__Data excerpt__
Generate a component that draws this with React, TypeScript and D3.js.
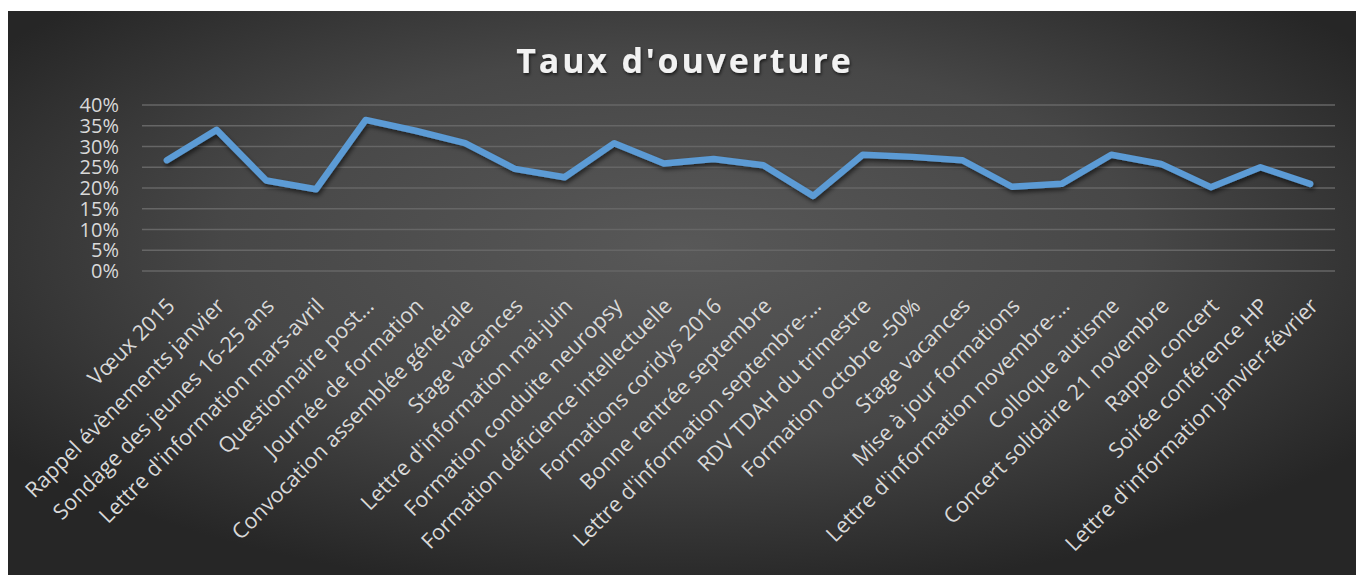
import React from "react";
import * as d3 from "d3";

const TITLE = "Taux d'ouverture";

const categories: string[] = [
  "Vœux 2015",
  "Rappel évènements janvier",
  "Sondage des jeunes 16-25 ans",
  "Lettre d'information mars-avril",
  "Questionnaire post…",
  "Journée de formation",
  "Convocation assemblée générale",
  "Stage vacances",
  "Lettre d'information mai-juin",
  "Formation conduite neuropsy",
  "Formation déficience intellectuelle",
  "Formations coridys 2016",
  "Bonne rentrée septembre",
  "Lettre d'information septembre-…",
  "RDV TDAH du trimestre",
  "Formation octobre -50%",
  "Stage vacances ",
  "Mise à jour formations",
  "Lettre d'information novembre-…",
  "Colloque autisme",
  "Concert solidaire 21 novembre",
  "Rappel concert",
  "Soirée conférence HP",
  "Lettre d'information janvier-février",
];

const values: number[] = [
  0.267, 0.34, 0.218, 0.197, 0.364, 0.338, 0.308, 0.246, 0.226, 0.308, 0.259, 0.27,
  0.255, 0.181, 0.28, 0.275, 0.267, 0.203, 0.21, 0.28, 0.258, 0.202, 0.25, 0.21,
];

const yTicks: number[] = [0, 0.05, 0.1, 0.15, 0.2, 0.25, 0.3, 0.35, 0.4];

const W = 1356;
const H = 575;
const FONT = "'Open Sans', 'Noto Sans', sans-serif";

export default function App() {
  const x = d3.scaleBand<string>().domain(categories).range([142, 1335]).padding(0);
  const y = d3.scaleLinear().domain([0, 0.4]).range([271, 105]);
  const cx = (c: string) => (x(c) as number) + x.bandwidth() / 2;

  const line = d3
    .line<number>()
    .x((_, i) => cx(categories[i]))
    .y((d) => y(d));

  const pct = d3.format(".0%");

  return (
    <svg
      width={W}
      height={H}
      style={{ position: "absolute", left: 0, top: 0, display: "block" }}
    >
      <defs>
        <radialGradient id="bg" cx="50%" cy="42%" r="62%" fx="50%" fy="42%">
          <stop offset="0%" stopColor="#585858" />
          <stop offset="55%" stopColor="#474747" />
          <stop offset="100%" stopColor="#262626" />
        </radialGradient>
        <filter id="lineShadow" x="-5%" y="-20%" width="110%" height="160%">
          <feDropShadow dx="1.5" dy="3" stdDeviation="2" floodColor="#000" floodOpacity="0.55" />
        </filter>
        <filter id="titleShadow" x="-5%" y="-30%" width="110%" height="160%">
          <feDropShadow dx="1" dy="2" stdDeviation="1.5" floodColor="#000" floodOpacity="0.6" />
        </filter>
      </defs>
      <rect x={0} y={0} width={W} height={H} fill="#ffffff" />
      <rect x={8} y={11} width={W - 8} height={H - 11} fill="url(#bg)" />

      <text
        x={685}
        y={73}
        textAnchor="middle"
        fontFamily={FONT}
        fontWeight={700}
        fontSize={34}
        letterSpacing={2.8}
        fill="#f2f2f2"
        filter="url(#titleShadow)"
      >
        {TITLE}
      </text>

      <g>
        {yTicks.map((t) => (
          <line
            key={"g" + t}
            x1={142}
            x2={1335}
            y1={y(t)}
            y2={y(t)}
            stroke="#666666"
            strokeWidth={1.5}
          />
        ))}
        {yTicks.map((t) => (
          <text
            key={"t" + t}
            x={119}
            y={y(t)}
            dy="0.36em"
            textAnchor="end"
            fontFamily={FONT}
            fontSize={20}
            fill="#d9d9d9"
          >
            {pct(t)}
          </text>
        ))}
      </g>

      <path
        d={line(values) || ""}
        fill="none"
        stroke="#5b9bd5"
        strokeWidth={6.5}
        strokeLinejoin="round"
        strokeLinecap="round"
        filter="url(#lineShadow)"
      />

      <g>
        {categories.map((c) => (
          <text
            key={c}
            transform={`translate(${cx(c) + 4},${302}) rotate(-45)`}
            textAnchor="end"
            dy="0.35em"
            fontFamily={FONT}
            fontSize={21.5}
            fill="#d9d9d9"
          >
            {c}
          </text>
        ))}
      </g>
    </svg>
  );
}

__Your task__
Using the data above, write out every line exactly, leaving the images behind.

__Completed exercise__
Generate a component that draws this with React, TypeScript and D3.js.
import React from "react";
import * as d3 from "d3";

const TITLE = "Taux d'ouverture";

const categories: string[] = [
  "Vœux 2015",
  "Rappel évènements janvier",
  "Sondage des jeunes 16-25 ans",
  "Lettre d'information mars-avril",
  "Questionnaire post…",
  "Journée de formation",
  "Convocation assemblée générale",
  "Stage vacances",
  "Lettre d'information mai-juin",
  "Formation conduite neuropsy",
  "Formation déficience intellectuelle",
  "Formations coridys 2016",
  "Bonne rentrée septembre",
  "Lettre d'information septembre-…",
  "RDV TDAH du trimestre",
  "Formation octobre -50%",
  "Stage vacances ",
  "Mise à jour formations",
  "Lettre d'information novembre-…",
  "Colloque autisme",
  "Concert solidaire 21 novembre",
  "Rappel concert",
  "Soirée conférence HP",
  "Lettre d'information janvier-février",
];

const values: number[] = [
  0.267, 0.34, 0.218, 0.197, 0.364, 0.338, 0.308, 0.246, 0.226, 0.308, 0.259, 0.27,
  0.255, 0.181, 0.28, 0.275, 0.267, 0.203, 0.21, 0.28, 0.258, 0.202, 0.25, 0.21,
];

const yTicks: number[] = [0, 0.05, 0.1, 0.15, 0.2, 0.25, 0.3, 0.35, 0.4];

const W = 1356;
const H = 575;
const FONT = "'Open Sans', 'Noto Sans', sans-serif";

export default function App() {
  const x = d3.scaleBand<string>().domain(categories).range([142, 1335]).padding(0);
  const y = d3.scaleLinear().domain([0, 0.4]).range([271, 105]);
  const cx = (c: string) => (x(c) as number) + x.bandwidth() / 2;

  const line = d3
    .line<number>()
    .x((_, i) => cx(categories[i]))
    .y((d) => y(d));

  const pct = d3.format(".0%");

  return (
    <svg
      width={W}
      height={H}
      style={{ position: "absolute", left: 0, top: 0, display: "block" }}
    >
      <defs>
        <radialGradient id="bg" cx="50%" cy="42%" r="62%" fx="50%" fy="42%">
          <stop offset="0%" stopColor="#585858" />
          <stop offset="55%" stopColor="#474747" />
          <stop offset="100%" stopColor="#262626" />
        </radialGradient>
        <filter id="lineShadow" x="-5%" y="-20%" width="110%" height="160%">
          <feDropShadow dx="1.5" dy="3" stdDeviation="2" floodColor="#000" floodOpacity="0.55" />
        </filter>
        <filter id="titleShadow" x="-5%" y="-30%" width="110%" height="160%">
          <feDropShadow dx="1" dy="2" stdDeviation="1.5" floodColor="#000" floodOpacity="0.6" />
        </filter>
      </defs>
      <rect x={0} y={0} width={W} height={H} fill="#ffffff" />
      <rect x={8} y={11} width={W - 8} height={H - 11} fill="url(#bg)" />

      <text
        x={685}
        y={73}
        textAnchor="middle"
        fontFamily={FONT}
        fontWeight={700}
        fontSize={34}
        letterSpacing={2.8}
        fill="#f2f2f2"
        filter="url(#titleShadow)"
      >
        {TITLE}
      </text>

      <g>
        {yTicks.map((t) => (
          <line
            key={"g" + t}
            x1={142}
            x2={1335}
            y1={y(t)}
            y2={y(t)}
            stroke="#666666"
            strokeWidth={1.5}
          />
        ))}
        {yTicks.map((t) => (
          <text
            key={"t" + t}
            x={119}
            y={y(t)}
            dy="0.36em"
            textAnchor="end"
            fontFamily={FONT}
            fontSize={20}
            fill="#d9d9d9"
          >
            {pct(t)}
          </text>
        ))}
      </g>

      <path
        d={line(values) || ""}
        fill="none"
        stroke="#5b9bd5"
        strokeWidth={6.5}
        strokeLinejoin="round"
        strokeLinecap="round"
        filter="url(#lineShadow)"
      />

      <g>
        {categories.map((c) => (
          <text
            key={c}
            transform={`translate(${cx(c) + 4},${302}) rotate(-45)`}
            textAnchor="end"
            dy="0.35em"
            fontFamily={FONT}
            fontSize={21.5}
            fill="#d9d9d9"
          >
            {c}
          </text>
        ))}
      </g>
    </svg>
  );
}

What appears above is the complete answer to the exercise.